Omit pictures and quote the listing below line by line, from its start through the line that holds "-0.285, -0.318, -0.352]".

**INFORMATION PROVIDED:**
* * *

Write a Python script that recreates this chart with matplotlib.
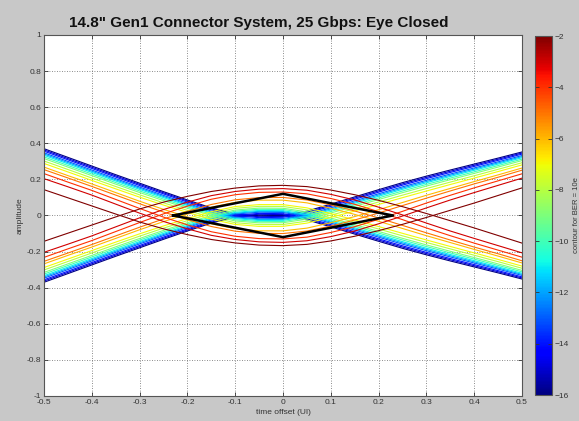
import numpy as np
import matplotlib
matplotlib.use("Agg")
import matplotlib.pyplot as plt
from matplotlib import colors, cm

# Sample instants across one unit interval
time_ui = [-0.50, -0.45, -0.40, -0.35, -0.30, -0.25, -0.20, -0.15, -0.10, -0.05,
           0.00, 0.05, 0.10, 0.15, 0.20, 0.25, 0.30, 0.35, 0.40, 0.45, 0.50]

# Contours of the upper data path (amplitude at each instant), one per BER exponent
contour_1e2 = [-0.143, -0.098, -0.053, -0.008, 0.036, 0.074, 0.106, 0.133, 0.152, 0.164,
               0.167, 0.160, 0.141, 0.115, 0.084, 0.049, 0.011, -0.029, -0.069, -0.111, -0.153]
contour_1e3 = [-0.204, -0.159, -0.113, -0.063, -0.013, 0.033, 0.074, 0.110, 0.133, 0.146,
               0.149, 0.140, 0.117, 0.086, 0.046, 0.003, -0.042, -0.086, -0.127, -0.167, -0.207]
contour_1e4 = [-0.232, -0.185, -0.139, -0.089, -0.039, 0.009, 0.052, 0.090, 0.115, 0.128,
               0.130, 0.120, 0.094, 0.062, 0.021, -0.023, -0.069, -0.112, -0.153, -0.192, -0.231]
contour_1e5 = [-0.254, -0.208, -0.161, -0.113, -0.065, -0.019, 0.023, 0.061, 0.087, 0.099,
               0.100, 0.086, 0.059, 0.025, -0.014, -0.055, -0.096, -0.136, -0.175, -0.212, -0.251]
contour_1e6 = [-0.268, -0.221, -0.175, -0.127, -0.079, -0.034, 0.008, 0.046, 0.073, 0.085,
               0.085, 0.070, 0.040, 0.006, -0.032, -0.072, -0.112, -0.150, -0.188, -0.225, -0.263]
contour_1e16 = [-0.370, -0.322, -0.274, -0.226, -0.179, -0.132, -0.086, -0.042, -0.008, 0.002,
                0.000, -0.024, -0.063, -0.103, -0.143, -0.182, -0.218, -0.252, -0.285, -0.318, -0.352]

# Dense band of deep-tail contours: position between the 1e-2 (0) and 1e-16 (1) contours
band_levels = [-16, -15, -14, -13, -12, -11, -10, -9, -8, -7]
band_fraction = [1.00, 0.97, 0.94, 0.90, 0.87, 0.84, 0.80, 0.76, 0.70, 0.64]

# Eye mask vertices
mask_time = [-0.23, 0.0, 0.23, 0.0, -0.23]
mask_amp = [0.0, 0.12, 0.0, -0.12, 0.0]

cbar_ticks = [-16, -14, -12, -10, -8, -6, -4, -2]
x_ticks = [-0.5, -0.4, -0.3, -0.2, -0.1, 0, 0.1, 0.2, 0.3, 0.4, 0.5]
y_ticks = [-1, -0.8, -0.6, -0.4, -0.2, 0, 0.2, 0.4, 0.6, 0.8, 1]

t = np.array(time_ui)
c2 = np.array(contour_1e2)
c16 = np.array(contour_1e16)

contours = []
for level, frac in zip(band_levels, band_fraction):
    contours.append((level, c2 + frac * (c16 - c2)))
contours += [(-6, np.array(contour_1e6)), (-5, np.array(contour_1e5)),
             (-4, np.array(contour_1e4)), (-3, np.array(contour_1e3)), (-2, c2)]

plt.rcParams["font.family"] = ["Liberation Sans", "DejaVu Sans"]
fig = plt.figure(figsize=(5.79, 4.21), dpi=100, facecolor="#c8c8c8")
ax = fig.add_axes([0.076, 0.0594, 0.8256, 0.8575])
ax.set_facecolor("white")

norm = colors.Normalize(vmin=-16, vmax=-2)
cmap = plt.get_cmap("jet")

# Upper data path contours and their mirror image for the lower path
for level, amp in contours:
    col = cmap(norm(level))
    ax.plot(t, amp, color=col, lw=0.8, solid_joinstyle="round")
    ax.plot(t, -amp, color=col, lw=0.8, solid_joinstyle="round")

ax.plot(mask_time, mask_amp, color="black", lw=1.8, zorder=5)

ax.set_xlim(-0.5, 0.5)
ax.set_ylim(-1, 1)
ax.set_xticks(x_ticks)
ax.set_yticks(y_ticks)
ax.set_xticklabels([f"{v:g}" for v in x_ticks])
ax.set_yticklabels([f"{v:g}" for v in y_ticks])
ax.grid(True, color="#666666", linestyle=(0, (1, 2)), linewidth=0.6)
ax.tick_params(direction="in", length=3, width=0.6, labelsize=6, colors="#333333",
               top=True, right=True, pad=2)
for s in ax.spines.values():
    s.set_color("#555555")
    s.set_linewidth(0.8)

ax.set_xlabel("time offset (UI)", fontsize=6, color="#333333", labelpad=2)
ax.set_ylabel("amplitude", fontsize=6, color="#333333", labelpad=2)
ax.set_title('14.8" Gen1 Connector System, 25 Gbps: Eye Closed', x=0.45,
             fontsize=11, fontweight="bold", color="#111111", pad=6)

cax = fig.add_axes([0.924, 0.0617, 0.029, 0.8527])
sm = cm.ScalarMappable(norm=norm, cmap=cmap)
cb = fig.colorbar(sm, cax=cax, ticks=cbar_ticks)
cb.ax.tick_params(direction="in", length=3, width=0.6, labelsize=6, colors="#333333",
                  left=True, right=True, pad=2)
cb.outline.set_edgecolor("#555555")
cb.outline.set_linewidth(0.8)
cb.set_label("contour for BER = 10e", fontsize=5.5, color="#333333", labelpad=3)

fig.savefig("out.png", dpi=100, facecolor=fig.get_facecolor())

* * *

**RESPONSE TO THE EXERCISE:**
Write a Python script that recreates this chart with matplotlib.
import numpy as np
import matplotlib
matplotlib.use("Agg")
import matplotlib.pyplot as plt
from matplotlib import colors, cm

# Sample instants across one unit interval
time_ui = [-0.50, -0.45, -0.40, -0.35, -0.30, -0.25, -0.20, -0.15, -0.10, -0.05,
           0.00, 0.05, 0.10, 0.15, 0.20, 0.25, 0.30, 0.35, 0.40, 0.45, 0.50]

# Contours of the upper data path (amplitude at each instant), one per BER exponent
contour_1e2 = [-0.143, -0.098, -0.053, -0.008, 0.036, 0.074, 0.106, 0.133, 0.152, 0.164,
               0.167, 0.160, 0.141, 0.115, 0.084, 0.049, 0.011, -0.029, -0.069, -0.111, -0.153]
contour_1e3 = [-0.204, -0.159, -0.113, -0.063, -0.013, 0.033, 0.074, 0.110, 0.133, 0.146,
               0.149, 0.140, 0.117, 0.086, 0.046, 0.003, -0.042, -0.086, -0.127, -0.167, -0.207]
contour_1e4 = [-0.232, -0.185, -0.139, -0.089, -0.039, 0.009, 0.052, 0.090, 0.115, 0.128,
               0.130, 0.120, 0.094, 0.062, 0.021, -0.023, -0.069, -0.112, -0.153, -0.192, -0.231]
contour_1e5 = [-0.254, -0.208, -0.161, -0.113, -0.065, -0.019, 0.023, 0.061, 0.087, 0.099,
               0.100, 0.086, 0.059, 0.025, -0.014, -0.055, -0.096, -0.136, -0.175, -0.212, -0.251]
contour_1e6 = [-0.268, -0.221, -0.175, -0.127, -0.079, -0.034, 0.008, 0.046, 0.073, 0.085,
               0.085, 0.070, 0.040, 0.006, -0.032, -0.072, -0.112, -0.150, -0.188, -0.225, -0.263]
contour_1e16 = [-0.370, -0.322, -0.274, -0.226, -0.179, -0.132, -0.086, -0.042, -0.008, 0.002,
                0.000, -0.024, -0.063, -0.103, -0.143, -0.182, -0.218, -0.252, -0.285, -0.318, -0.352]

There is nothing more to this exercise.